The root purpose of a book-stack, of course, is to make it capable of holding the greatest number of volumes in the smallest possible space—always, however, bearing in mind that every book must be perfectly accessible and so placed that it can be easily and quickly handled. The space being limited and the number of volumes large, the old way of arranging cases along the walls, even when the wall space is materially increased by dividing a room into alcoves, has to be abandoned in favor of a more compact system. The modern substitute is to erect the cases in stories, or tiers, with corridors and passages only large enough to give convenient access to the books. Throughout, the aim of the builder is to dispose of every inch of space as economically as possible. Of the three stacks in the Library of Congress, those to the north and south are, as the visitor has seen, the largest, each having a length of one hundred and twelve feet against thirty for the East Stack. All three are of the same width, however—forty-five feet—and the same height—sixty-three feet. The method of construction is the same throughout, and each is absolutely fireproof, the only materials used being steel, iron, brick, glass, and marble. Few things which can be destroyed by fire at all are more difficult to burn than books, and a fire in the stacks, even if carefully nursed by an incendiary, could hardly do more than a trifling injury.
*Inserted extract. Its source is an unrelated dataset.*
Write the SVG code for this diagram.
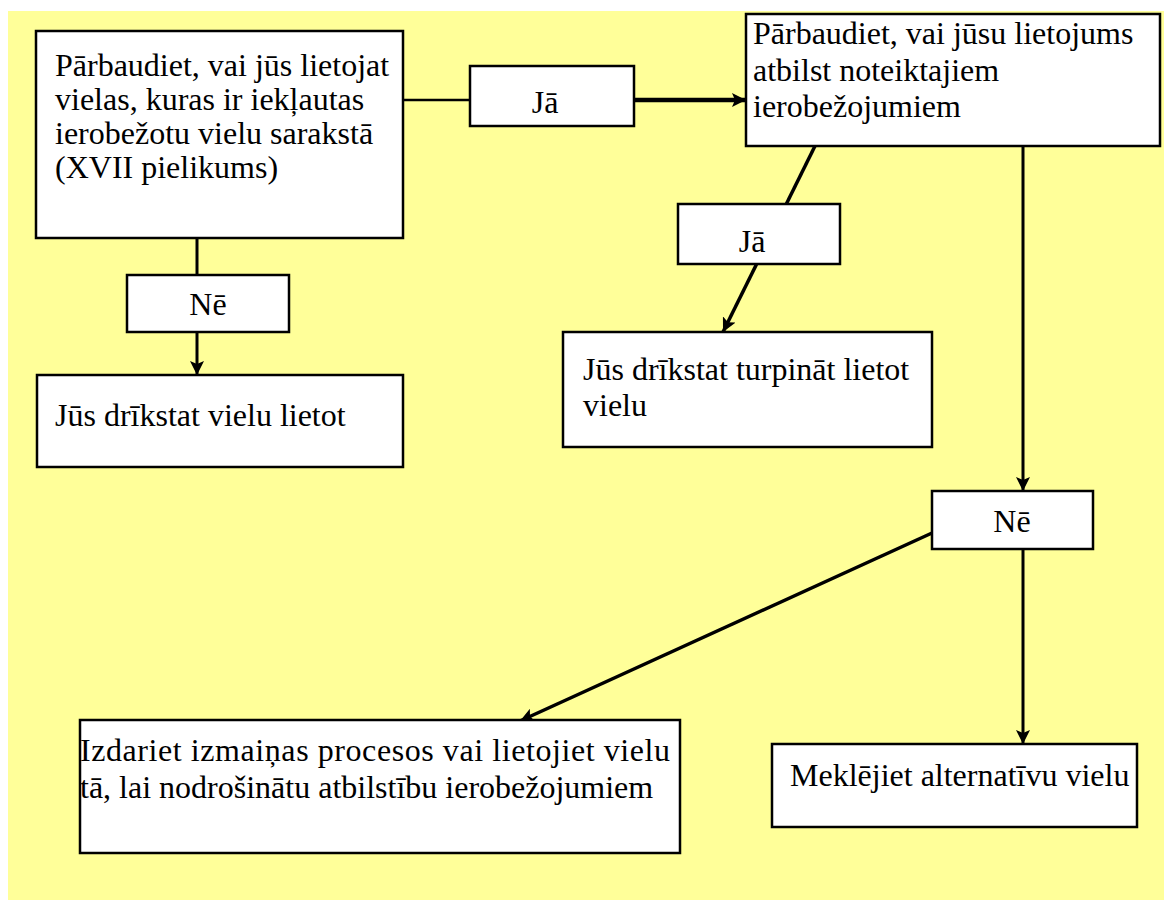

Arrangement and Construction.—The stacks are divided into nine tiers, each tier being seven feet high, and into an equal number of stories the same distance apart. This distance was adopted in order that the books on the highest shelf of a tier might not be beyond the convenient reach of a man of average height, or so far away that he could not easily read their titles. By the present arrangement every book can be handled or its title read without effort.
The stacks begin at the basement story, which is fourteen feet below the level of the floor of the Rotunda. They are sixty-three feet in height—the sum, that is, of the nine seven-foot stories—and are topped by an iron covering, so that any water which might by accident come through the roof would be shed without harming the books. The construction of the shelving is entirely of steel and iron. The unit of construction, as it may be technically called, is a steel column erected on a firm foundation and extending the height of the stack. There are over three hundred of them in each of the two large stacks. At the bottom of every tier above the basement is a horizontal framework of steel bars, running between the columns, the length and width of the stack, and securely anchored to the walls. These cross-pieces perform a double service: they brace the upright columns and prevent them from bending under the weight they bear, and they are supports on which to lay the decks. The cases, that is, do not rest on the flooring, but the flooring on the general system of the cases. It may be added that with the strong and simple framing that is used the stacks might very well have been carried a dozen stories higher without materially increasing the size of the columns.